En cinquième lieu, le décret du 19 août 2014 définit des exigences minimales applicables
aux transferts transfrontaliers d’équipements électriques et électroniques usagés.
L’objectif est d’éviter les flux d’EEE hors d’usage vers des pays en développement (cf., considérant n° 15 de la directive). Ces exigences ont été définies dans une nouvelle sous-section de la partie réglementaire du code de l’environnement (articles R. 543-206-1 et suivants). Ces exigences sont de trois ordres.
Tout d’abord, lorsqu’il aura l’intention de transférer des EEE usagés à l’étranger, leur détenteur devra effectuer des tests afin de s’assurer du bon fonctionnement de chacun d’entre eux et d’évaluer la présence éventuelle de substances dangereuses. Le résultat de ces tests devra être consigné dans un procès-verbal d’essai (cf., article R. 543-206-2, paragraphe II).
Ensuite, avant tout transfert transfrontière, le détenteur devra fixer le procès-verbal d’essai soit sur l’EEE, soit sur son emballage (cf., article R. 543-206-2, paragraphe II). Chaque chargement d’EEE usagés devra être accompagné d’un document de transport pertinent (comme une lettre de voiture internationale) et d’une déclaration de la personne habilitée sur sa responsabilité (cf., article R. 543-206-2, paragraphe III).
Enfin, lorsqu’il procèdera au transfert des EEE, leur détenteur devra réaliser une déclaration qu’il devra tenir à la disposition des agents de l’Etat chargés de la police des déchets. A l’appui de sa déclaration, il devra être en possession des documents suivants:
– une copie de la facture et du contrat relatif à la vente ou au transfert de propriété de l’équipement électrique et électronique, indiquant que celui-ci est destiné à être réemployé directement et qu’il est totalement fonctionnel;
– une preuve d’évaluation ou d’essais, sous la forme d’une copie des certificats d’essais ou autres preuves du bon fonctionnement, pour chaque article du lot, et un protocole comprenant toutes les informations consignées conformément au II du présent article;
– une déclaration du détenteur qui organise le transport des équipements électriques et électroniques, indiquant que le lot ne contient aucun matériel ou équipement constituant un déchet.

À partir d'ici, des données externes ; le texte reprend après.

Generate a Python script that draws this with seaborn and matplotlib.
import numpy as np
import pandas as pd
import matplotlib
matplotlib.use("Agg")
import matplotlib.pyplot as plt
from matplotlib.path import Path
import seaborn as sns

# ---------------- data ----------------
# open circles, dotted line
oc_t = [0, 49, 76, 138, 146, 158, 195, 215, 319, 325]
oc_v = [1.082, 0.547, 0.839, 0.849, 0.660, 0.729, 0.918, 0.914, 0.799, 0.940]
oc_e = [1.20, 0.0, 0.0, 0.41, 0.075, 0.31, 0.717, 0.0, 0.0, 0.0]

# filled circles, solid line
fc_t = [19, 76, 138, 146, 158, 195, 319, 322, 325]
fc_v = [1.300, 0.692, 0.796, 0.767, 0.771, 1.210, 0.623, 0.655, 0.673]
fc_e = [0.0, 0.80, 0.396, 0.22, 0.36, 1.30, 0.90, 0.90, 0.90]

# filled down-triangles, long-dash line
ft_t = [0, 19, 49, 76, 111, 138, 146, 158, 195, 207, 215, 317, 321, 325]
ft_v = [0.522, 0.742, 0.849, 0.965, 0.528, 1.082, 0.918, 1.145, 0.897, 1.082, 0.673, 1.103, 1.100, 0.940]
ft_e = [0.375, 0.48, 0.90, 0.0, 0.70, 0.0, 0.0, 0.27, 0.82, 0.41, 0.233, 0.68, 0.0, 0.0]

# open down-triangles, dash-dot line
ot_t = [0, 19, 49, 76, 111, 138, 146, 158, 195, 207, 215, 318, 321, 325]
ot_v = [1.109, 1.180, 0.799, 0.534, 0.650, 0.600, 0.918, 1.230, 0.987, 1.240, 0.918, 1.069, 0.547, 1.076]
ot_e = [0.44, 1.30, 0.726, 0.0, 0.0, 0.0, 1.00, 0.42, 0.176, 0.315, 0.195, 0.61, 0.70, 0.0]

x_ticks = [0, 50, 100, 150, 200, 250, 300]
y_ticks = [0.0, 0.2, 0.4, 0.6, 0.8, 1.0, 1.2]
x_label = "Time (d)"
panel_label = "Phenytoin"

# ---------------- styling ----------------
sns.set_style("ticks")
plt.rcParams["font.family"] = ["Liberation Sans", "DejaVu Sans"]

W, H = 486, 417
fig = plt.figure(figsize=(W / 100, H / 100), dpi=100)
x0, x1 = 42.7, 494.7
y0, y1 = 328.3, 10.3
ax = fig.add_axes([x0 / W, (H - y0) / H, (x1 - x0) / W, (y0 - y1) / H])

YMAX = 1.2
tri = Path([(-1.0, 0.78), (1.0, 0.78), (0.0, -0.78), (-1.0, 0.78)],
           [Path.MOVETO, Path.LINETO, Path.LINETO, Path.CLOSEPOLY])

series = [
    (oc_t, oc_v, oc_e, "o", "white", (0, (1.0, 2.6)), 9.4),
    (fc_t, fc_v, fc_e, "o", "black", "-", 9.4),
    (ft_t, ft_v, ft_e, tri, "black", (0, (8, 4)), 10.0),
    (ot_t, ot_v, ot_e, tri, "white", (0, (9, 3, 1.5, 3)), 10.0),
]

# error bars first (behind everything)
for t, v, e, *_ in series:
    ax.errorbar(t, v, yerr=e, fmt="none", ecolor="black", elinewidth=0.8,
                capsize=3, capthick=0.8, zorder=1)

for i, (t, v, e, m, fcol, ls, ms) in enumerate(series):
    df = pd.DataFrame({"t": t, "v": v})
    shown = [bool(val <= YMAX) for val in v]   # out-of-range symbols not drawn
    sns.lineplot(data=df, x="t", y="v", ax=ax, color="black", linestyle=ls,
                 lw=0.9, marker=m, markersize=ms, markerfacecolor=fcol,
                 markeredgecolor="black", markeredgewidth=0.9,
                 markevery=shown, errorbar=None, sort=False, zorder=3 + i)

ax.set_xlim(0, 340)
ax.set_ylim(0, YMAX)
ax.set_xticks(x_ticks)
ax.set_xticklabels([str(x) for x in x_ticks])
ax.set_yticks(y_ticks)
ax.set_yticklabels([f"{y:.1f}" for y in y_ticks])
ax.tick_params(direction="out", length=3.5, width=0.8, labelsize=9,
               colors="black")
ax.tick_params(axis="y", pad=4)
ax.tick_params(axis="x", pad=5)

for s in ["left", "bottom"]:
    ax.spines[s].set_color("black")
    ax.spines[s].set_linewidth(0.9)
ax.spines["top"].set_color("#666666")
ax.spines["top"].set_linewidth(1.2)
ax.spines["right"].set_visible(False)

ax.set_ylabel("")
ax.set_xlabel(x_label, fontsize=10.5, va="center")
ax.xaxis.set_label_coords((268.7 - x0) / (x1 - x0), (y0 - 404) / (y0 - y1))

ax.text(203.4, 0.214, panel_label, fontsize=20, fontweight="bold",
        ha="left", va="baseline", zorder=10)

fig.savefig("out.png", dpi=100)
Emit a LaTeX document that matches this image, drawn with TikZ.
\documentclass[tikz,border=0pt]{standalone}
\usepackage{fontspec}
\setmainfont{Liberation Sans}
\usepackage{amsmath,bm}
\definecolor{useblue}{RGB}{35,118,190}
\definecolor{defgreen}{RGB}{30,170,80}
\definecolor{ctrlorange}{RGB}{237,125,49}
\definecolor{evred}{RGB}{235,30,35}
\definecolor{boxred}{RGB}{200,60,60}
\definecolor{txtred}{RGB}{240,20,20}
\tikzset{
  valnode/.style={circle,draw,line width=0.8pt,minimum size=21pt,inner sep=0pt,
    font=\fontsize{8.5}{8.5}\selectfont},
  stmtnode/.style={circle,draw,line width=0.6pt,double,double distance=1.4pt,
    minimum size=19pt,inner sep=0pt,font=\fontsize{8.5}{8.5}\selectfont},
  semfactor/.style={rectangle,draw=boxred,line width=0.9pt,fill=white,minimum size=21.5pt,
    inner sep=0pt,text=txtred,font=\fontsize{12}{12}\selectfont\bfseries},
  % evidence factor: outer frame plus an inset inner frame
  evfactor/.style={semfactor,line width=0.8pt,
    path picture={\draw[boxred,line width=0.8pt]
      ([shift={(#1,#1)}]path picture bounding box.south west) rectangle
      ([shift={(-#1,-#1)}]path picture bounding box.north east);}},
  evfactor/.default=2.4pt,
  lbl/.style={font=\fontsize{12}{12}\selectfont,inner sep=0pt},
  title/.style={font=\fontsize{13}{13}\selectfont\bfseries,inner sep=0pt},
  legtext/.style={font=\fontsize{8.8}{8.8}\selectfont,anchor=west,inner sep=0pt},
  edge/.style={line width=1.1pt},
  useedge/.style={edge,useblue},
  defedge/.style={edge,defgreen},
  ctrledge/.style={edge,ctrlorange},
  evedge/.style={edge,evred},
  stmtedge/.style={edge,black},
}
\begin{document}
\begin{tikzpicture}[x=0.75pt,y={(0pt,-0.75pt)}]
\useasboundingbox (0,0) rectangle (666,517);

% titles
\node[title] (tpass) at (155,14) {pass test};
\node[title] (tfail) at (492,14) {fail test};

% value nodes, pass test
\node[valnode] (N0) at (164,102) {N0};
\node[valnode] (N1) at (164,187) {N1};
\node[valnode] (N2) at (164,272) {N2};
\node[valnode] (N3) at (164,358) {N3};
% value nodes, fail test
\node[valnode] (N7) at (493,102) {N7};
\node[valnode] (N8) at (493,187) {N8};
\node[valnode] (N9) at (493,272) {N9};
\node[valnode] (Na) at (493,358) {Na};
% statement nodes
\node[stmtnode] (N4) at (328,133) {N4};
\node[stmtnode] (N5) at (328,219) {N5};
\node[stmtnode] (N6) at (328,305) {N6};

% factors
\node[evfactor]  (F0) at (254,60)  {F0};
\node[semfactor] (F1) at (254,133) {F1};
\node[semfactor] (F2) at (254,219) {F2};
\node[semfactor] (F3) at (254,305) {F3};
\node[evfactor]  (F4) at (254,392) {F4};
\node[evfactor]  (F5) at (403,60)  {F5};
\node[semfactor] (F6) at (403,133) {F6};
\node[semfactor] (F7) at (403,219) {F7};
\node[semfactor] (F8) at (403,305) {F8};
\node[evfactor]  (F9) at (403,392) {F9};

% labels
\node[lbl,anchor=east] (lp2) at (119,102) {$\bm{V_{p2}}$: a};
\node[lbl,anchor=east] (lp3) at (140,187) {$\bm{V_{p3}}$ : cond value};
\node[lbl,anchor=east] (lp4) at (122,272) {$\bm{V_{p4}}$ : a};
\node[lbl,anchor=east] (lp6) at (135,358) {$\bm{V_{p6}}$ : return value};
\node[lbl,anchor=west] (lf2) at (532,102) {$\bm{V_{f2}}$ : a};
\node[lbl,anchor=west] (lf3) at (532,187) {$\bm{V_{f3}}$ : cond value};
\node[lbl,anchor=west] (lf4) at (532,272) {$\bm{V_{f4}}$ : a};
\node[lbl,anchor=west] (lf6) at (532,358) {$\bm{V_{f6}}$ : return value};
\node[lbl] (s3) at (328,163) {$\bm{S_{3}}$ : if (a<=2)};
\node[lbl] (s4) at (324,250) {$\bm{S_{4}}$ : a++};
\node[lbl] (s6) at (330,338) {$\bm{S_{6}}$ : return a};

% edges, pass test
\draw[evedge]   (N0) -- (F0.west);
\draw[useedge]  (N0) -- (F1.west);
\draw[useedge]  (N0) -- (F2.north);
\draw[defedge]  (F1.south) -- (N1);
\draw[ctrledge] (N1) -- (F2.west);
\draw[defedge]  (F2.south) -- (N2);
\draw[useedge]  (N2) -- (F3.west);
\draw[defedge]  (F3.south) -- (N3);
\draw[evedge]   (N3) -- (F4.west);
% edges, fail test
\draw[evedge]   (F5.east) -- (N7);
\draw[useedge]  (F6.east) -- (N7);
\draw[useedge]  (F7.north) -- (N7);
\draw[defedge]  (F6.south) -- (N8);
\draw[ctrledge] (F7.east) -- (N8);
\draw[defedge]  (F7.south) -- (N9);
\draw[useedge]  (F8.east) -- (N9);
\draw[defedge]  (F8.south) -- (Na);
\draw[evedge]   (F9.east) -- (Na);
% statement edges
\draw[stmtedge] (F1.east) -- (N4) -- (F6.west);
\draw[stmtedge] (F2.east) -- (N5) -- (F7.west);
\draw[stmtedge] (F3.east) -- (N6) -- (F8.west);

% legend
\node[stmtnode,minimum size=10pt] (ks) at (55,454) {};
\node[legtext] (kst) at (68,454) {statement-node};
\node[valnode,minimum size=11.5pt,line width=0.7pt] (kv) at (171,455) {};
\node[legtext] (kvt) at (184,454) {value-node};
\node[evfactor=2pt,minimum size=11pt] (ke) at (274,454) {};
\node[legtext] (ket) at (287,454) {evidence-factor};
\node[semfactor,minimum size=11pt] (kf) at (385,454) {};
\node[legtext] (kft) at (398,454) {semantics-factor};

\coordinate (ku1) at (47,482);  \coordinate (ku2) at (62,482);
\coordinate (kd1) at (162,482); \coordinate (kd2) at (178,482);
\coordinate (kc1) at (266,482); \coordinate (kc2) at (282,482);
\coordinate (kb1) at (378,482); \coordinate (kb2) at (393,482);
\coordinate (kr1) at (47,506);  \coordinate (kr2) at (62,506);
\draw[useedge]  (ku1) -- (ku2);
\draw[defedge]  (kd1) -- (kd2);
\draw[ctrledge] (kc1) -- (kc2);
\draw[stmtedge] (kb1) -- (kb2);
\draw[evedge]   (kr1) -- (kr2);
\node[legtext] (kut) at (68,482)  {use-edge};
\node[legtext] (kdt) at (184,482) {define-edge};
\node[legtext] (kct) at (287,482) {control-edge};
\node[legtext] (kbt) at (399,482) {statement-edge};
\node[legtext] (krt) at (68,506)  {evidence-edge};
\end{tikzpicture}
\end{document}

Ces différentes exigences liées à « l’évitement de la qualité de déchet » ne s’appliqueront pas lorsqu’il pourra être prouvé que le transfert a eu lieu dans le cadre d’un accord de transfert entre entreprises et dans les conditions définies par l’article R. 543-206-3 du code de l’environnement. En l’absence de preuve qu’un objet est un EEE usagé et non un DEEE au moyen des documents évoqués précédemment (déclaration, procès-verbal d’essai ou encore document de transport) et en l’absence d’une protection appropriée, cet objet sera considéré comme un DEEE et le transfert sera regardé comme étant illégal (cf., article R. 543-206-4).
Pour l’instant, la portée exacte de ces dispositions demeure délicate à apprécier et suscite plusieurs interrogations, ne serait-ce qu’en ce qui concerne les cas dans lesquels il pourra être fait régulièrement application de la procédure « d’évitement de la qualité de déchet ». Se pose également la question de l’articulation de cette procédure avec celle de « fin qualité de déchet », qui est prévue dans la législation générale relative déchets. Avec la publication du décret du 19 août 2014, s’ouvre le bal de la transposition du nouveau régime des DEEE. En effet, plusieurs projets d’arrêtés, qui ont déjà fait l’objet ou qui font actuellement l’objet d’une consultation auprès du public, devraient être publiés prochainement. Tel est le cas, en particulier, de l’arrêté relatif à la procédure d’agrément et portant cahier des charges des organismes coordonnateurs de la filières des déchets d’équipements électriques et électroniques ménagers en application des articles R. 543-182 et R. 543-183 du code de l’environnement. Il est actuellement soumis à la consultation du public.